Make sure to check out our approach and disclaimer at the bottom
This test shows the performance over time of a saturating workload of random operations on the database. It is designed to emulate a typical real-world workload that exhibits more reads than writes. These results are limited in performance by the SSD subsystem. Steady-state performance is 890,000 operations per second while initial burst performance is roughly 1,450,000 operations per second
This test shows the performance over time of a saturating workload of random operations on the database. It is designed to stress the overall performance of the storage, networking, and transaction processing subsystems. Steady state performance is 235,000 operations per second while initial burst performance is roughly 380,000 operations per second
This test shows the performance over time of a saturating workload of random reads on set of commonly accessed keys. This test emulates a system with a database too large to fit in memory, but that can be effectively cached. Performance is about half as fast as a pure memcached cluster at 3,750,000 reads per second but provides absolute consistency with the database. (It takes about 10 seconds to warm the cache.)
This test shows the read throughput achieved by random reads of various-sized ranges of key-value pairs. This is designed to test the performance of FoundationDB when used for streaming or analytical applications, as well as retrieving a single logical element, which may be encoded as a contiguous range of sub-keys. At a range size of only 63 keys (approximately 4k of data returned) FoundationDB is already largely limited by the gigabit networking subsystem to reading 26 million keys per second (about 1,800 MB/s)
This test is designed to show the write performance of FoundationDB when manipulating keys that are adjacent. In real workloads, updates are often made to keys that are close to each other (in sorted order). FoundationDB can coalesce these operations to improve efficiency and achieve 1,500,000 writes per second
This test shows the speed over time of loading an empty database with 100 million small key-values. It is designed to exercise data distribution algorithms and write bandwidth. Note that this bulk load is done using standard API transactions with strong ACID properties, not a separate optimized path. For large datasets, FoundationDB sustains about 85 MB/s, loading almost 5 billion key-values per hour It is limited by the performance of the SSDs.
This test shows the relative performance of a typical 90/10 read/write workload over a variety of cluster size configurations. The dataset is sized proportionally to the cluster. The results for the 24-machine cluster are faster than those above because the dataset used for this test is smaller per-machine than the canonical dataset. Near-linear scaling is exhibited.
FoundationDB works hard to achieve low latencies even at moderate or high utilization. This test measures individual key read latencies (in ms) by percent system load. sub-millisecond read latencies are achieved over a broad range of system loads.
FoundationDB works hard to achieve low latencies even at moderate or high utilization. This test measures the latency to durably commit a cross-node transaction (in ms) by percent system load.

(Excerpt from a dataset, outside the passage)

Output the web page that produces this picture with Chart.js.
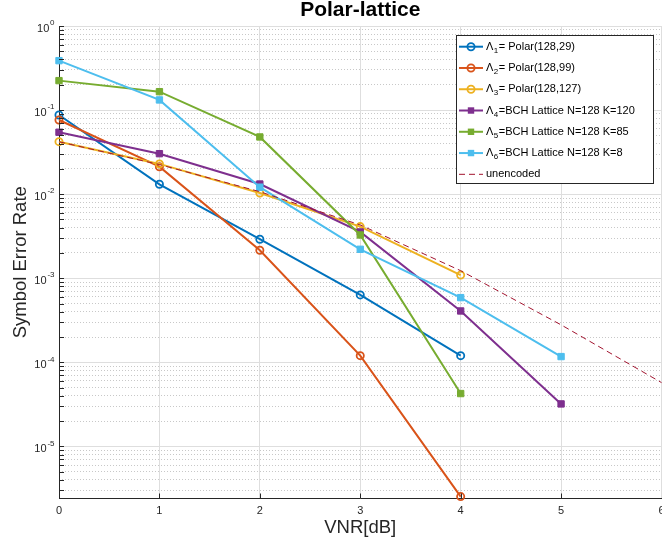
<!DOCTYPE html>
<html lang="en">
<head>
  <meta charset="UTF-8" />
  <title>Polar-lattice</title>
  <script src="https://cdn.jsdelivr.net/npm/chart.js"></script>
  <style>
    html, body {
      margin: 0;
      padding: 0;
      overflow: hidden;
      background: #fff;
    }

    #marco {
      width: 662px;
      height: 546px;
      overflow: hidden;
    }
  </style>
</head>
<body>
  <div id="marco">
    <canvas id="grafico" width="680" height="546"></canvas>
  </div>

  <script>
    // datos
    const vnr = [0, 1, 2, 3, 4, 5, 6];
    const polar29 = [0.0874, 0.0131, 0.00291, 6.33e-4, 1.20e-4];
    const polar99 = [0.0762, 0.0212, 0.00215, 1.20e-4, 2.53e-6];
    const polar127 = [0.0421, 0.0229, 0.0103, 0.00411, 0.00109];
    const bch120 = [0.0545, 0.0303, 0.0132, 0.00355, 4.08e-4, 3.2e-5];
    const bch85 = [0.224, 0.1655, 0.0479, 0.00327, 4.25e-5];
    const bch8 = [0.387, 0.132, 0.0121, 0.00221, 5.88e-4, 1.17e-4];
    const unencoded = [0.042, 0.0225, 0.0107, 0.0043, 0.00123, 2.79e-4, 5.74e-5];

    const exponentes = [0, -1, -2, -3, -4, -5];
    const yMin = 2.4e-6;
    const yMax = 1;

    const subindices = ['1', '2', '3', '4', '5', '6'];
    const textos = [
      '= Polar(128,29)',
      '= Polar(128,99)',
      '= Polar(128,127)',
      '=BCH Lattice N=128 K=120',
      '=BCH Lattice N=128 K=85',
      '=BCH Lattice N=128 K=8'
    ];

    const fam = '"Liberation Sans", Arial, Helvetica, sans-serif';
    const colores = ['#0072BD', '#D95319', '#EDB120', '#7E2F8E', '#77AC30', '#4DBEEE'];
    const rojo = '#A2142F';
    const ejeColor = '#262626';

    function log10(v) { return Math.log(v) / Math.LN10; }

    function esMayor(t) {
      if (!t) return false;
      const l = log10(t.value);
      return Math.abs(l - Math.round(l)) < 1e-6;
    }

    function esMenor(t) {
      if (!t || esMayor(t) || t.value <= yMin * 1.0001) return false;
      const m = t.value / Math.pow(10, Math.floor(log10(t.value) + 1e-9));
      return Math.abs(m - Math.round(m)) < 1e-6;
    }

    function serie(vals, color, circulo, orden) {
      return {
        data: vals.map((v, i) => ({ x: vnr[i], y: v })),
        borderColor: color,
        backgroundColor: color,
        borderWidth: 2,
        pointStyle: circulo ? 'circle' : 'rect',
        pointRadius: circulo ? 3.6 : 4.5,
        pointBorderWidth: circulo ? 1.8 : 1,
        pointBorderColor: color,
        pointBackgroundColor: circulo ? 'rgba(0,0,0,0)' : color,
        tension: 0,
        fill: false,
        clip: false,
        order: orden
      };
    }

    const datasets = [
      serie(polar29, colores[0], true, 10),
      serie(polar99, colores[1], true, 9),
      serie(polar127, colores[2], true, 8),
      serie(bch120, colores[3], false, 7),
      serie(bch85, colores[4], false, 6),
      serie(bch8, colores[5], false, 5),
      {
        data: unencoded.map((v, i) => ({ x: vnr[i], y: v })),
        borderColor: rojo,
        borderWidth: 1,
        borderDash: [6, 4],
        pointRadius: 0,
        tension: 0,
        fill: false,
        clip: false,
        order: 4
      }
    ];

    function marcador(ctx, circulo, color, x, y) {
      ctx.setLineDash([]);
      if (circulo) {
        ctx.beginPath();
        ctx.arc(x, y, 3.6, 0, Math.PI * 2);
        ctx.lineWidth = 1.8;
        ctx.strokeStyle = color;
        ctx.stroke();
      } else {
        ctx.fillStyle = color;
        ctx.fillRect(x - 3.2, y - 3.2, 6.4, 6.4);
      }
    }

    const ejesMatlab = {
      id: 'ejesMatlab',
      afterDraw(chart) {
        const ctx = chart.ctx;
        const ex = chart.scales.x;
        const ey = chart.scales.y;
        const a = chart.chartArea;
        ctx.save();

        // marcas hacia dentro
        ctx.strokeStyle = ejeColor;
        ctx.lineWidth = 1;
        ctx.beginPath();
        ey.ticks.forEach(t => {
          if (!esMayor(t) && !esMenor(t)) return;
          const py = Math.round(ey.getPixelForValue(t.value)) + 0.5;
          ctx.moveTo(a.left, py);
          ctx.lineTo(a.left + 5, py);
        });
        vnr.forEach(v => {
          const px = Math.round(ex.getPixelForValue(v)) + 0.5;
          ctx.moveTo(px, a.bottom);
          ctx.lineTo(px, a.bottom - 5);
        });
        ctx.stroke();

        // etiquetas 10^k
        ctx.fillStyle = ejeColor;
        ctx.textBaseline = 'middle';
        exponentes.forEach(e => {
          const py = ey.getPixelForValue(Math.pow(10, e));
          const sup = String(e);
          ctx.font = '8px ' + fam;
          const w = ctx.measureText(sup).width;
          ctx.textAlign = 'left';
          ctx.fillText(sup, 54.5 - w, py - 3);
          ctx.font = '11px ' + fam;
          ctx.textAlign = 'right';
          ctx.fillText('10', 54.5 - w - 0.8, py + 3);
        });

        // leyenda
        const lx = 456, ly = 35, lw = 197, lh = 148;
        ctx.fillStyle = '#fff';
        ctx.fillRect(lx, ly, lw, lh);
        ctx.strokeStyle = ejeColor;
        ctx.lineWidth = 1;
        ctx.strokeRect(lx + 0.5, ly + 0.5, lw, lh);

        chart.data.datasets.forEach((ds, i) => {
          const cy = 46.7 + i * 21.27;
          ctx.strokeStyle = ds.borderColor;
          ctx.lineWidth = ds.borderWidth;
          ctx.setLineDash(ds.borderDash || []);
          ctx.beginPath();
          ctx.moveTo(459, cy);
          ctx.lineTo(483, cy);
          ctx.stroke();
          ctx.setLineDash([]);
          if (i < 6) marcador(ctx, i < 3, ds.borderColor, 471, cy);

          ctx.fillStyle = '#000';
          ctx.textAlign = 'left';
          ctx.textBaseline = 'middle';
          if (i < 6) {
            ctx.font = '11px ' + fam;
            ctx.fillText('\u039B', 486, cy);
            let px = 486 + ctx.measureText('\u039B').width + 0.5;
            ctx.font = '8px ' + fam;
            ctx.fillText(subindices[i], px, cy + 4);
            px += ctx.measureText(subindices[i]).width + 0.5;
            ctx.font = '11px ' + fam;
            ctx.fillText(textos[i], px, cy);
          } else {
            ctx.font = '11px ' + fam;
            ctx.fillText('unencoded', 486, cy);
          }
        });

        ctx.restore();
      }
    };

    new Chart(document.getElementById('grafico'), {
      type: 'line',
      data: { datasets: datasets },
      plugins: [ejesMatlab],
      options: {
        responsive: false,
        animation: false,
        events: [],
        layout: { padding: { left: 0, right: 18.5, top: 0, bottom: 0 } },
        plugins: {
          legend: { display: false },
          tooltip: { enabled: false },
          title: {
            display: true,
            fullSize: false,
            text: 'Polar-lattice',
            color: '#000',
            font: { family: fam, size: 21, weight: 'bold', lineHeight: 1 },
            padding: { top: 0, bottom: 5 }
          }
        },
        scales: {
          x: {
            type: 'linear',
            min: 0,
            max: 6,
            ticks: {
              stepSize: 1,
              color: ejeColor,
              font: { family: fam, size: 11 },
              padding: 6,
              maxRotation: 0
            },
            grid: { color: '#dedede', drawTicks: false },
            border: { color: ejeColor, width: 1 },
            title: {
              display: true,
              text: 'VNR[dB]',
              color: ejeColor,
              font: { family: fam, size: 18.5 },
              padding: { top: 0, bottom: 6.9 }
            },
            afterFit: s => { s.height = 47.5; }
          },
          y: {
            type: 'logarithmic',
            position: 'left',
            min: yMin,
            max: yMax,
            ticks: { display: false },
            grid: {
              color: c => esMayor(c.tick) ? '#dedede' : 'rgba(0,0,0,0)',
              drawTicks: false
            },
            border: { color: ejeColor, width: 1 },
            title: {
              display: true,
              text: 'Symbol Error Rate',
              color: ejeColor,
              font: { family: fam, size: 18.5 },
              padding: { top: 9.4, bottom: 0 }
            },
            afterFit: s => { s.width = 59; }
          },
          y2: {
            type: 'logarithmic',
            position: 'left',
            min: yMin,
            max: yMax,
            ticks: { display: false },
            grid: {
              color: c => esMenor(c.tick) ? '#c8c8c8' : 'rgba(0,0,0,0)',
              drawTicks: false
            },
            border: { display: false, dash: [1, 2] },
            afterFit: s => { s.width = 0; }
          }
        }
      }
    });
  </script>
</body>
</html>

About 10 millisecond commit latency is achieved over a broad range of system loads, with complete durability.
FoundationDB works hard to achieve low latencies even at moderate or high utilization. This test measures the mean latency (in ms) of a blend of two types of cross-node transactions: 20% doing 5 reads and 5 writes and 80% doing 10 reads. The latency is shown as a function of percent system load. About 10 millisecond mean cross-node transaction latency is achieved over a broad range of system loads, with complete durability.
We took performance seriously right from the start of FoundationDB's design process. Some distributed systems are "scalable" to many nodes, but each node is slowed by the weight of the distributed programming techniques. We've developed new data structures, memory management tools, communications models, and even our own programming language in the service of not just scalability, but also raw speed per node. When you combine our raw speed with scalability, we deliver awesome performance with modest hardware.
We measure 50+ different key performance metrics every night during a 10-hour test. Above are performance details for a few of the most important metrics.
This is a tricky subject, as we all know how easy performance numbers are to sway one way or another. High numbers can be achieved by testing with small datasets that fit entirely in RAM, workloads with few writes, reduced replication factors, durability guarantees disabled, lots of consecutive changes to single keys, datasets that have just been freshly loaded, or, for ACID systems, transactions that conveniently never involve data elements stored on different nodes. Likewise, low numbers usually come from tests with low numbers of outstanding requests so that sufficient parallelism to get the system really humming is never achieved, or from insufficient load from the test clients.
We don't use any of these tricks in the numbers posted above.
24-machine Ethernet cluster
E3-1240v1 CPU, 16GB RAM, 2x 200GB SATA SSD
~2.0kW peak power consumption in 9U of rack space
2 billion key-value pairs with 16 byte keys and random 8-100 byte values. The dataset on disk is 3.5 times as large as the page cache. Data stored with triple replication.
*Unless otherwise noted
All operations are fully ACID transactional at the highest possible level of isolation (serializable) and durability (commit means flushed to disk in three places).
The database has been "aged" by running many hours of random mutations to avoid unrealistically-clean data structures.